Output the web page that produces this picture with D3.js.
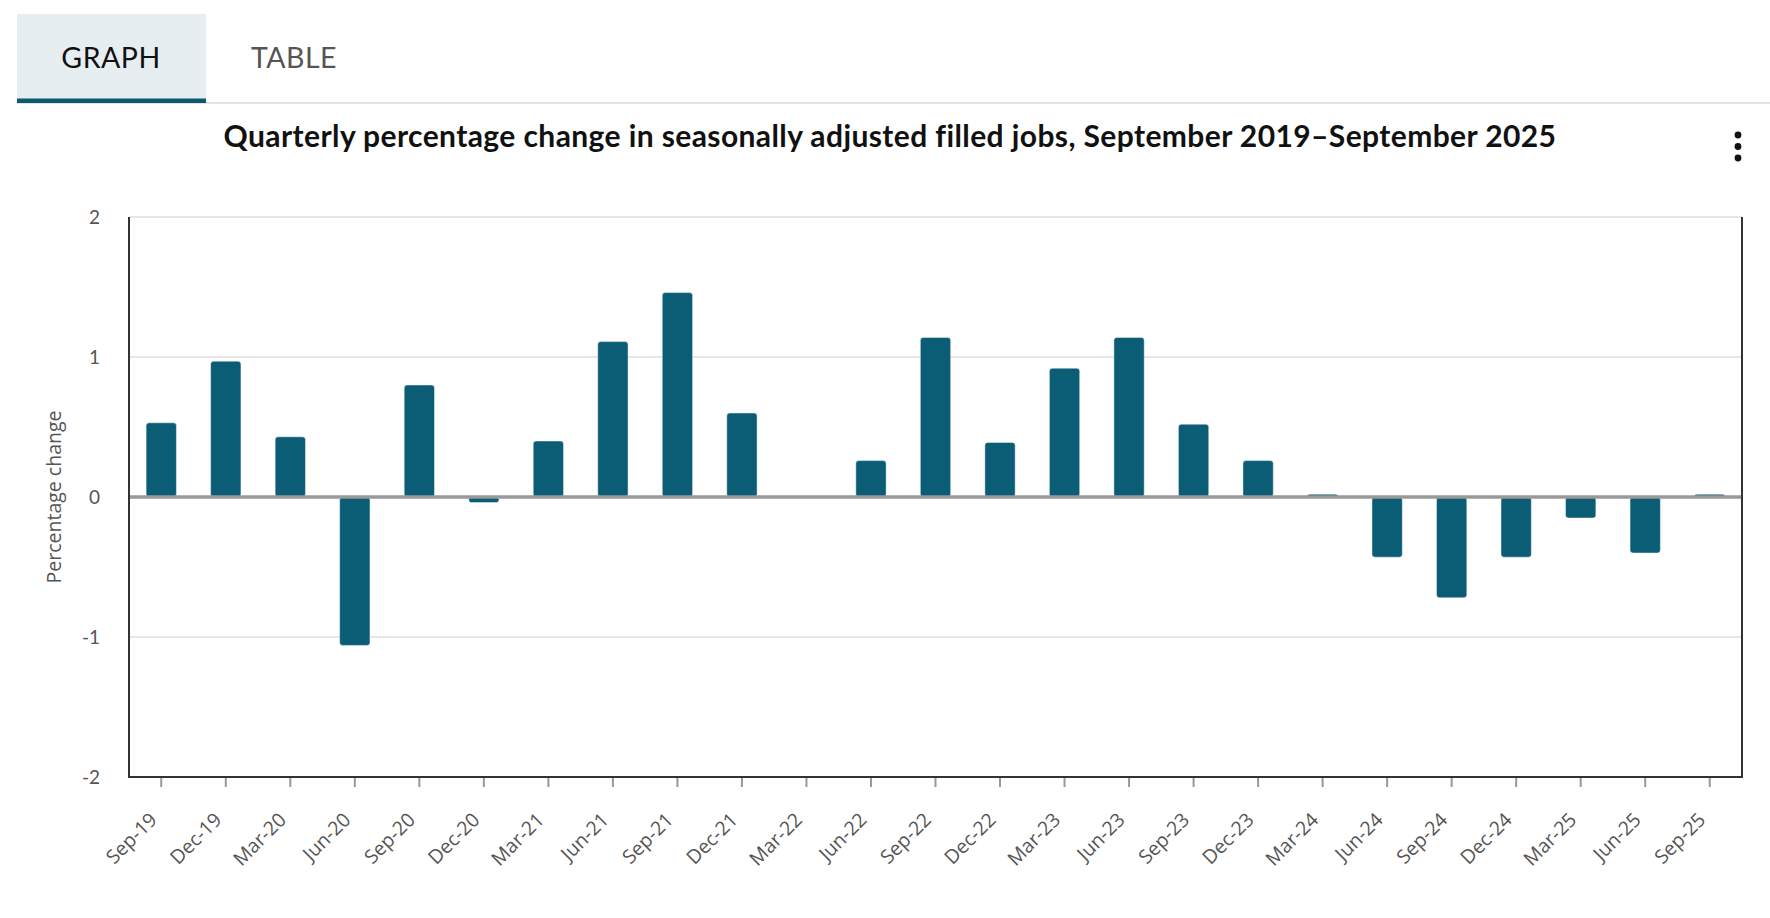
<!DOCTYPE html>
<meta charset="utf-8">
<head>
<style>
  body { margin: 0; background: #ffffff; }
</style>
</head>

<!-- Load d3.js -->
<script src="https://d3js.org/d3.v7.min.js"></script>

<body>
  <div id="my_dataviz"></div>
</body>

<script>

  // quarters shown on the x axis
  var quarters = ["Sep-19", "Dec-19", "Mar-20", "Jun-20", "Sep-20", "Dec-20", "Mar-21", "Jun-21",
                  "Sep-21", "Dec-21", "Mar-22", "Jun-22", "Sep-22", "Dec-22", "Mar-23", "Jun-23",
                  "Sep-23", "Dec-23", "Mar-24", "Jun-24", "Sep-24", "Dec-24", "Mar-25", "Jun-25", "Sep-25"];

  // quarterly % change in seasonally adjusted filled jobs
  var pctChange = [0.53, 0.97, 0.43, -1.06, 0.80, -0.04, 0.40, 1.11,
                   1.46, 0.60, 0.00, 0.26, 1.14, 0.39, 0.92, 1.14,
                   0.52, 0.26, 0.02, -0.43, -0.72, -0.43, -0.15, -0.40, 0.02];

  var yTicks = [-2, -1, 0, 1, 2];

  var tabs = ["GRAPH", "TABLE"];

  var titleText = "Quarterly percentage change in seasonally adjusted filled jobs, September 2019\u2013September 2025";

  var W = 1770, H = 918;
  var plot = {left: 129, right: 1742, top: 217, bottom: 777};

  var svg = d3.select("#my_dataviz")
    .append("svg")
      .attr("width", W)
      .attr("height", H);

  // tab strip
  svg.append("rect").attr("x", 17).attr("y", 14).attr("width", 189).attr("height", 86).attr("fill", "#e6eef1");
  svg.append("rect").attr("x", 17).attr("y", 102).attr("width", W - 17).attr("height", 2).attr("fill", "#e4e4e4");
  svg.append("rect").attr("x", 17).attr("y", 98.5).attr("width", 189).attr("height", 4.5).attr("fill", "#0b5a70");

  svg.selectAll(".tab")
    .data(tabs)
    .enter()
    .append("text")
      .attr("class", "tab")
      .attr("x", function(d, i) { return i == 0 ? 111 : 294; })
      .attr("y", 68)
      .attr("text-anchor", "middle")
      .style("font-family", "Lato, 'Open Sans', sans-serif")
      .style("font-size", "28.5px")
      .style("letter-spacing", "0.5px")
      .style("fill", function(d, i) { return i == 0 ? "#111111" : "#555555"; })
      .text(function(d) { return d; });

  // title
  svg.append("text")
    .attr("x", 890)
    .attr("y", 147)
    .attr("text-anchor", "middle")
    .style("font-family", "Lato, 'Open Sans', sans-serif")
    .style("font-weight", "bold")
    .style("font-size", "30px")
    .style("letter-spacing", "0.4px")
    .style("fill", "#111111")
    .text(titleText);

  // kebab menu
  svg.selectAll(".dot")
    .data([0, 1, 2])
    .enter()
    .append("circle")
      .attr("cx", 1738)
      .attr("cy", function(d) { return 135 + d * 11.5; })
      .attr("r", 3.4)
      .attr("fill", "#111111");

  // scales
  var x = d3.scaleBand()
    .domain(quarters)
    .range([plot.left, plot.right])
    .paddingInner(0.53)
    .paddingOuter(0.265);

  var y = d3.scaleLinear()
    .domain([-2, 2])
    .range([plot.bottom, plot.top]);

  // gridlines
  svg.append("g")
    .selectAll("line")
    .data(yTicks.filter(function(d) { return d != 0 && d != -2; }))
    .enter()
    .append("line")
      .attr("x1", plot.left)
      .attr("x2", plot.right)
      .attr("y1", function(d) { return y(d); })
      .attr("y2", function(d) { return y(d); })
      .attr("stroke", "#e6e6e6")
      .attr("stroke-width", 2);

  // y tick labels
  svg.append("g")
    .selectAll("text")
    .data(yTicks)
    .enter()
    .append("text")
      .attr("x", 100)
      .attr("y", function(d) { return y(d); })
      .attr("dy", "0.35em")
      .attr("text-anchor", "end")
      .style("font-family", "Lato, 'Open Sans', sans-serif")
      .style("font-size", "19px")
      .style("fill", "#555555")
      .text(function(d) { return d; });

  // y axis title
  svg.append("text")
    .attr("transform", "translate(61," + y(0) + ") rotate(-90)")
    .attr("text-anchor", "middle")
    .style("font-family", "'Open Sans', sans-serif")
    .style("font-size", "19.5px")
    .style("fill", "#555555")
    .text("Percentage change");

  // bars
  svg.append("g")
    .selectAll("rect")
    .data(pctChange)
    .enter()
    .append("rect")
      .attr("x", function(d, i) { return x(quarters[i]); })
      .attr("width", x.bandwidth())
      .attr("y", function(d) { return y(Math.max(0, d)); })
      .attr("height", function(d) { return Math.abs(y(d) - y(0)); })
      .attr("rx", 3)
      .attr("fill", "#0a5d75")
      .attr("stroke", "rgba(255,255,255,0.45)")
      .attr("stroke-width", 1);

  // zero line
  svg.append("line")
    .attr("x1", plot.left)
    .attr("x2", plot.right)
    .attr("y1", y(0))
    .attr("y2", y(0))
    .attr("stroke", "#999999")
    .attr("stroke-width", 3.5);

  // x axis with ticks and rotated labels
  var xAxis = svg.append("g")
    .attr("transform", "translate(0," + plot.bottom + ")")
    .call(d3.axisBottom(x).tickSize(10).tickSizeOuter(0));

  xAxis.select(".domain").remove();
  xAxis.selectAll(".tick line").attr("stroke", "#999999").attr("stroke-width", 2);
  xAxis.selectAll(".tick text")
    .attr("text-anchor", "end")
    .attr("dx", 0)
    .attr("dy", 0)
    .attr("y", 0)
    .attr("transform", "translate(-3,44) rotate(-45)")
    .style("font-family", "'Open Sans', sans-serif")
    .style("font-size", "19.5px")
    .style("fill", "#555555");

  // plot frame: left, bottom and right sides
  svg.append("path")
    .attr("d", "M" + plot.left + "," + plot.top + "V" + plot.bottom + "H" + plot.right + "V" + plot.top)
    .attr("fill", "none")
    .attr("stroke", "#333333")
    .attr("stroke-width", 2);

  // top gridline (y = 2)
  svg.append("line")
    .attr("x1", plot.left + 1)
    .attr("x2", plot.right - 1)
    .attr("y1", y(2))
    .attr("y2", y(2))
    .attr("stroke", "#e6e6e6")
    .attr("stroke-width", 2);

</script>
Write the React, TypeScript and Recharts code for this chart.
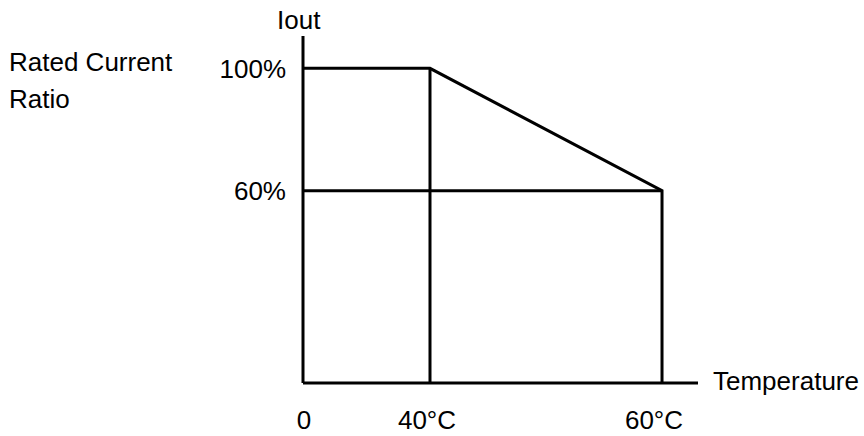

====

Directions
Extract the text of all the records above verbatim, excluding pictures.

Response to this task
Output the web page that produces this picture with D3.js.
<!DOCTYPE html>
<meta charset="utf-8">
<head>
<style>
  body { margin: 0; background: #ffffff; }
</style>
</head>

<!-- Load d3.js -->
<script src="https://d3js.org/d3.v7.min.js"></script>

<body>
  <div id="my_dataviz"></div>
</body>

<script>

  // quarters shown on the x axis
  var quarters = ["Sep-19", "Dec-19", "Mar-20", "Jun-20", "Sep-20", "Dec-20", "Mar-21", "Jun-21",
                  "Sep-21", "Dec-21", "Mar-22", "Jun-22", "Sep-22", "Dec-22", "Mar-23", "Jun-23",
                  "Sep-23", "Dec-23", "Mar-24", "Jun-24", "Sep-24", "Dec-24", "Mar-25", "Jun-25", "Sep-25"];

  // quarterly % change in seasonally adjusted filled jobs
  var pctChange = [0.53, 0.97, 0.43, -1.06, 0.80, -0.04, 0.40, 1.11,
                   1.46, 0.60, 0.00, 0.26, 1.14, 0.39, 0.92, 1.14,
                   0.52, 0.26, 0.02, -0.43, -0.72, -0.43, -0.15, -0.40, 0.02];

  var yTicks = [-2, -1, 0, 1, 2];

  var tabs = ["GRAPH", "TABLE"];

  var titleText = "Quarterly percentage change in seasonally adjusted filled jobs, September 2019\u2013September 2025";

  var W = 1770, H = 918;
  var plot = {left: 129, right: 1742, top: 217, bottom: 777};

  var svg = d3.select("#my_dataviz")
    .append("svg")
      .attr("width", W)
      .attr("height", H);

  // tab strip
  svg.append("rect").attr("x", 17).attr("y", 14).attr("width", 189).attr("height", 86).attr("fill", "#e6eef1");
  svg.append("rect").attr("x", 17).attr("y", 102).attr("width", W - 17).attr("height", 2).attr("fill", "#e4e4e4");
  svg.append("rect").attr("x", 17).attr("y", 98.5).attr("width", 189).attr("height", 4.5).attr("fill", "#0b5a70");

  svg.selectAll(".tab")
    .data(tabs)
    .enter()
    .append("text")
      .attr("class", "tab")
      .attr("x", function(d, i) { return i == 0 ? 111 : 294; })
      .attr("y", 68)
      .attr("text-anchor", "middle")
      .style("font-family", "Lato, 'Open Sans', sans-serif")
      .style("font-size", "28.5px")
      .style("letter-spacing", "0.5px")
      .style("fill", function(d, i) { return i == 0 ? "#111111" : "#555555"; })
      .text(function(d) { return d; });

  // title
  svg.append("text")
    .attr("x", 890)
    .attr("y", 147)
    .attr("text-anchor", "middle")
    .style("font-family", "Lato, 'Open Sans', sans-serif")
    .style("font-weight", "bold")
    .style("font-size", "30px")
    .style("letter-spacing", "0.4px")
    .style("fill", "#111111")
    .text(titleText);

  // kebab menu
  svg.selectAll(".dot")
    .data([0, 1, 2])
    .enter()
    .append("circle")
      .attr("cx", 1738)
      .attr("cy", function(d) { return 135 + d * 11.5; })
      .attr("r", 3.4)
      .attr("fill", "#111111");

  // scales
  var x = d3.scaleBand()
    .domain(quarters)
    .range([plot.left, plot.right])
    .paddingInner(0.53)
    .paddingOuter(0.265);

  var y = d3.scaleLinear()
    .domain([-2, 2])
    .range([plot.bottom, plot.top]);

  // gridlines
  svg.append("g")
    .selectAll("line")
    .data(yTicks.filter(function(d) { return d != 0 && d != -2; }))
    .enter()
    .append("line")
      .attr("x1", plot.left)
      .attr("x2", plot.right)
      .attr("y1", function(d) { return y(d); })
      .attr("y2", function(d) { return y(d); })
      .attr("stroke", "#e6e6e6")
      .attr("stroke-width", 2);

  // y tick labels
  svg.append("g")
    .selectAll("text")
    .data(yTicks)
    .enter()
    .append("text")
      .attr("x", 100)
      .attr("y", function(d) { return y(d); })
      .attr("dy", "0.35em")
      .attr("text-anchor", "end")
      .style("font-family", "Lato, 'Open Sans', sans-serif")
      .style("font-size", "19px")
      .style("fill", "#555555")
      .text(function(d) { return d; });

  // y axis title
  svg.append("text")
    .attr("transform", "translate(61," + y(0) + ") rotate(-90)")
    .attr("text-anchor", "middle")
    .style("font-family", "'Open Sans', sans-serif")
    .style("font-size", "19.5px")
    .style("fill", "#555555")
    .text("Percentage change");

  // bars
  svg.append("g")
    .selectAll("rect")
    .data(pctChange)
    .enter()
    .append("rect")
      .attr("x", function(d, i) { return x(quarters[i]); })
      .attr("width", x.bandwidth())
      .attr("y", function(d) { return y(Math.max(0, d)); })
      .attr("height", function(d) { return Math.abs(y(d) - y(0)); })
      .attr("rx", 3)
      .attr("fill", "#0a5d75")
      .attr("stroke", "rgba(255,255,255,0.45)")
      .attr("stroke-width", 1);

  // zero line
  svg.append("line")
    .attr("x1", plot.left)
    .attr("x2", plot.right)
    .attr("y1", y(0))
    .attr("y2", y(0))
    .attr("stroke", "#999999")
    .attr("stroke-width", 3.5);

  // x axis with ticks and rotated labels
  var xAxis = svg.append("g")
    .attr("transform", "translate(0," + plot.bottom + ")")
    .call(d3.axisBottom(x).tickSize(10).tickSizeOuter(0));

  xAxis.select(".domain").remove();
  xAxis.selectAll(".tick line").attr("stroke", "#999999").attr("stroke-width", 2);
  xAxis.selectAll(".tick text")
    .attr("text-anchor", "end")
    .attr("dx", 0)
    .attr("dy", 0)
    .attr("y", 0)
    .attr("transform", "translate(-3,44) rotate(-45)")
    .style("font-family", "'Open Sans', sans-serif")
    .style("font-size", "19.5px")
    .style("fill", "#555555");

  // plot frame: left, bottom and right sides
  svg.append("path")
    .attr("d", "M" + plot.left + "," + plot.top + "V" + plot.bottom + "H" + plot.right + "V" + plot.top)
    .attr("fill", "none")
    .attr("stroke", "#333333")
    .attr("stroke-width", 2);

  // top gridline (y = 2)
  svg.append("line")
    .attr("x1", plot.left + 1)
    .attr("x2", plot.right - 1)
    .attr("y1", y(2))
    .attr("y2", y(2))
    .attr("stroke", "#e6e6e6")
    .attr("stroke-width", 2);

</script>
Write the React, TypeScript and Recharts code for this chart.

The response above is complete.